THE ONE AND ONLY - Duke Kahanamoku at a surf contest ceremony near the Huntington Beach pier, circa 1963. (Photo, City of Huntington Beach archives)

SURF CULTURE - By the 1960s, surfing had attracted a huge following and a distinct So Cal culture.  Generations of Huntington Beach residents learned as children and continue to surf into their golden years. (Test photos, City of Huntington Beach archives, circa 1963)
 
FIFTY YEARS AGO - Crowds gather for a surfing contest near the Huntington Beach pier, circa 1963. (Photo, City of Huntington Beach archives) 

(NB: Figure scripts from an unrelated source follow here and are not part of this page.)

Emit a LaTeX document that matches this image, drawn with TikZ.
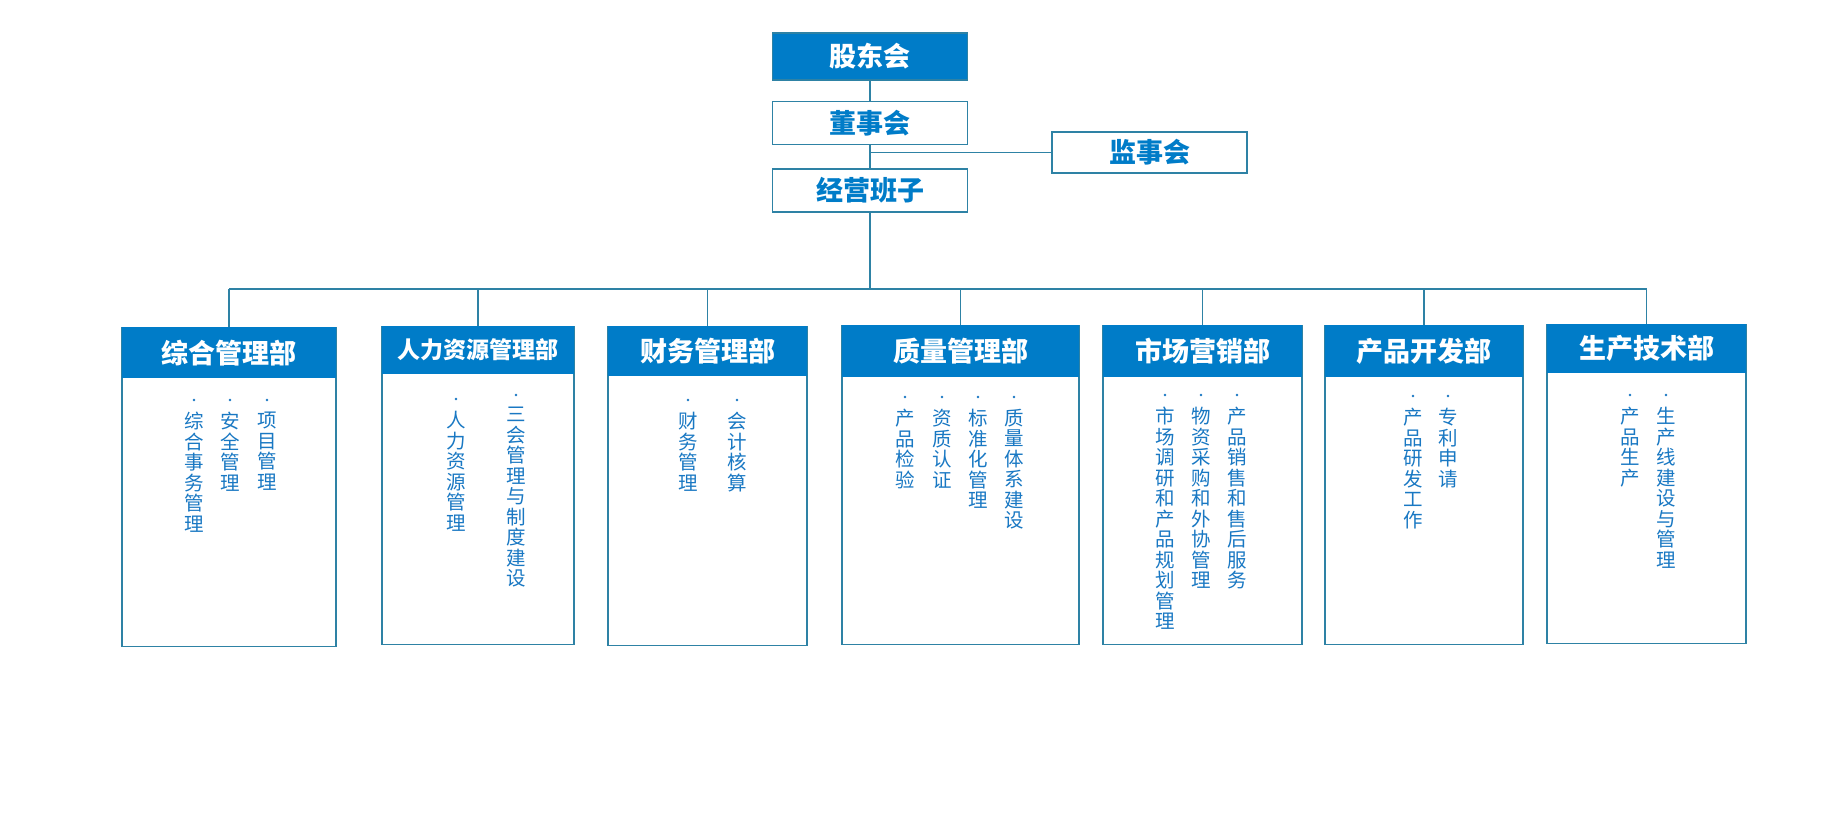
\documentclass[tikz,border=0pt]{standalone}
\usepackage{fontspec}
\setmainfont{Noto Sans CJK SC}
\XeTeXlinebreaklocale "zh"
\XeTeXlinebreakskip=0pt plus 1pt
\definecolor{hdblue}{RGB}{0,124,200}
\definecolor{lnblue}{RGB}{46,130,165}
\definecolor{txblue}{RGB}{25,120,195}

% department box: name, centre x, top y, width, header height, body height, label
\newcommand\dept[8][]{%
  \node[deptbody, minimum width=#5, minimum height=#7, anchor=north] (#2) at (#3,#4) {};
  \node[depthead, #1, minimum width=#5, minimum height=#6, anchor=north] (#2-h) at (#2.north) {#8};
}
% one vertical duty column with its dot: name, x, dot y, text
\newcommand\duty[4]{%
  \node[dutytext] (#1) at (#2,{#3+12}) {#4};
  \fill[txblue] (#2,#3) circle (1.3);
}

\begin{document}
\begin{tikzpicture}[x=1pt,y=-1pt]

\tikzstyle{topbox}=[draw=lnblue, line width=1.3pt, minimum width=195,
minimum height=43, inner sep=0, text=hdblue, font=\fontsize{27}{30}\selectfont\bfseries]
\tikzstyle{deptbody}=[draw=lnblue, line width=1.3pt, inner sep=0]
\tikzstyle{depthead}=[fill=hdblue, inner sep=0, text=white, font=\fontsize{27}{30}\selectfont\bfseries]
\tikzstyle{dutytext}=[anchor=north, text width=21pt, align=center, inner sep=0,
text=txblue, font=\fontsize{19.5}{20.5}\selectfont]
\tikzstyle{conn}=[draw=lnblue, line width=1.3pt]

\useasboundingbox[fill=white] (0,0) rectangle (1832,827);

% top of the chart
\node[topbox, fill=hdblue, text=white, minimum height=47] (gd) at (870,56.5) {股东会};
\node[topbox] (ds) at (870,123) {董事会};
\node[topbox] (jy) at (870,190.5) {经营班子};
\node[topbox, minimum height=41] (js) at (1149.5,152.5) {监事会};
\coordinate (bus) at (870,289);

\draw[conn] (gd) -- (ds);
\draw[conn] (ds) -- (jy);
\draw[conn] (ds.south |- js.west) -- (js.west);
\draw[conn] (jy) -- (bus);

% departments
\dept{zh}{229}{327}{214}{51}{319}{综合管理部}
\dept[font=\fontsize{23}{26}\selectfont\bfseries]{rl}{478}{326}{192}{48}{318}{人力资源管理部}
\dept{cw}{707.5}{326}{199}{50}{319}{财务管理部}
\dept{zl}{960.5}{325}{237}{52}{319}{质量管理部}
\dept{sc}{1202.5}{325}{199}{52}{319}{市场营销部}
\dept{cp}{1424}{325}{198}{52}{319}{产品开发部}
\dept{sj}{1646.5}{324}{199}{49}{319}{生产技术部}

\draw[conn] (zh-h.north |- bus) -- (sj-h.north |- bus);
\foreach \d in {zh,rl,cw,zl,sc,cp,sj}
  \draw[conn] (\d-h.north) -- (\d-h.north |- bus);

% duties
\duty{zh1}{194}{400}{综合事务管理}
\duty{zh2}{230}{400}{安全管理}
\duty{zh3}{267}{400}{项目管理}

\duty{rl1}{456}{399}{人力资源管理}
\duty{rl2}{516}{395}{三会管理与制度建设}

\duty{cw1}{688}{400}{财务管理}
\duty{cw2}{737}{400}{会计核算}

\duty{zl1}{905}{397}{产品检验}
\duty{zl2}{942}{397}{资质认证}
\duty{zl3}{978}{397}{标准化管理}
\duty{zl4}{1014}{397}{质量体系建设}

\duty{sc1}{1165}{395}{市场调研和产品规划管理}
\duty{sc2}{1201}{395}{物资采购和外协管理}
\duty{sc3}{1237}{395}{产品销售和售后服务}

\duty{cp1}{1413}{396}{产品研发工作}
\duty{cp2}{1448}{396}{专利申请}

\duty{sj1}{1630}{395}{产品生产}
\duty{sj2}{1666}{395}{生产线建设与管理}

\end{tikzpicture}
\end{document}
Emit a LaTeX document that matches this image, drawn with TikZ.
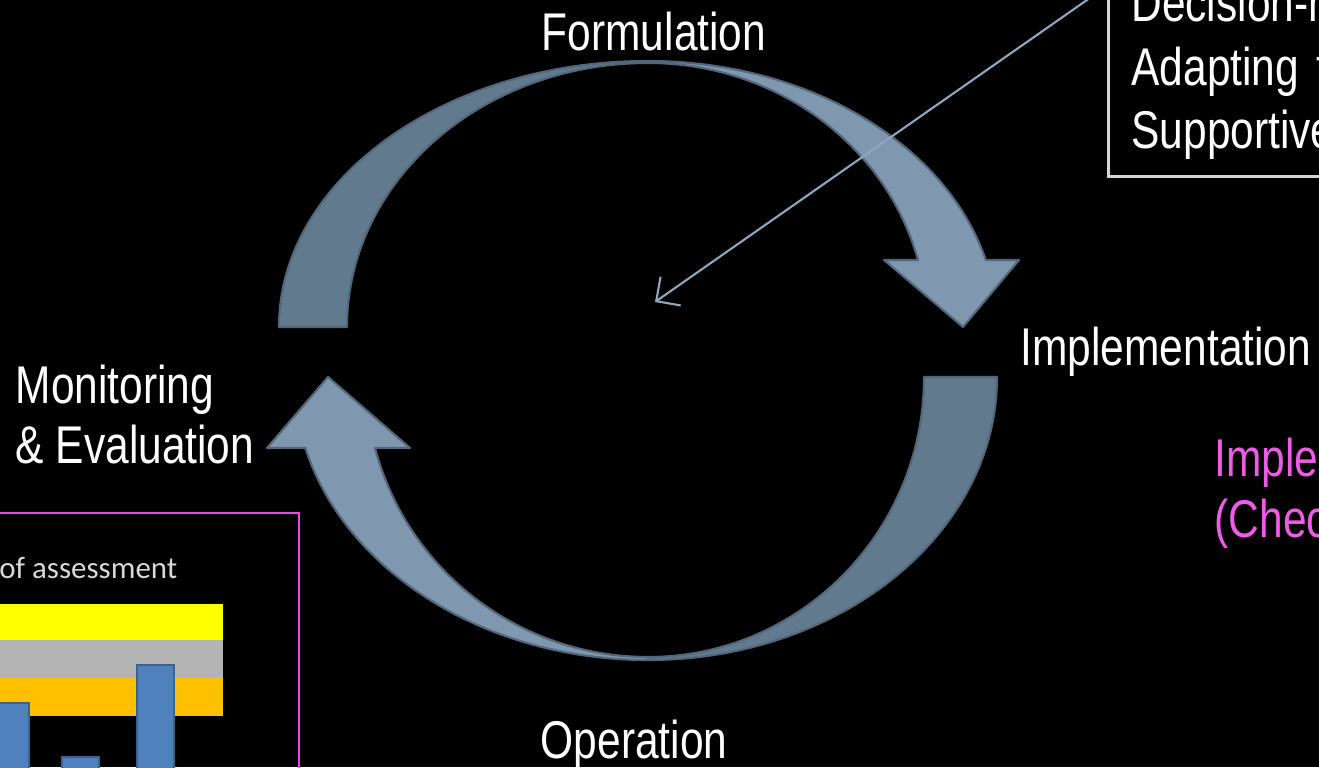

   A century after the first splash of boards near the pier, Huntington Beach retains an unabashed fondness for surfers.  Welcome visitors, to the U.S. Open of Surfing.  

   While you're here, visit the International Surfing Museum, stroll the Surfing Walk of Fame on Main Street, and visit the Surfers' Hall of Fame inside Huntington Surf &  Sport, also on Main Street.

Above and below: Opening day of the U.S. Open of Surfing, surfers in the junior men's competition make it look easy.  (Photos courtesy of Mark Bixby, July 20, 2013; https://www.facebook.com/mark.bixby.33)


HISTORIC DOWNTOWN HUNTINGTON BEACH WALKING TOUR STOP #21:  The Huntington Beach International Surfing Museum is housed in a 1935 Deco/Moderne building at 411 Olive Avenue, just a few steps northwest of Main Street.  Walk inland up Main Street from the pier, turn left on Olive and find the Museum a few steps down the street.  Don't be surprised if there is a surf band playing in the parking lot.  Walking tour maps are available at the kiosk at the foot of the pier.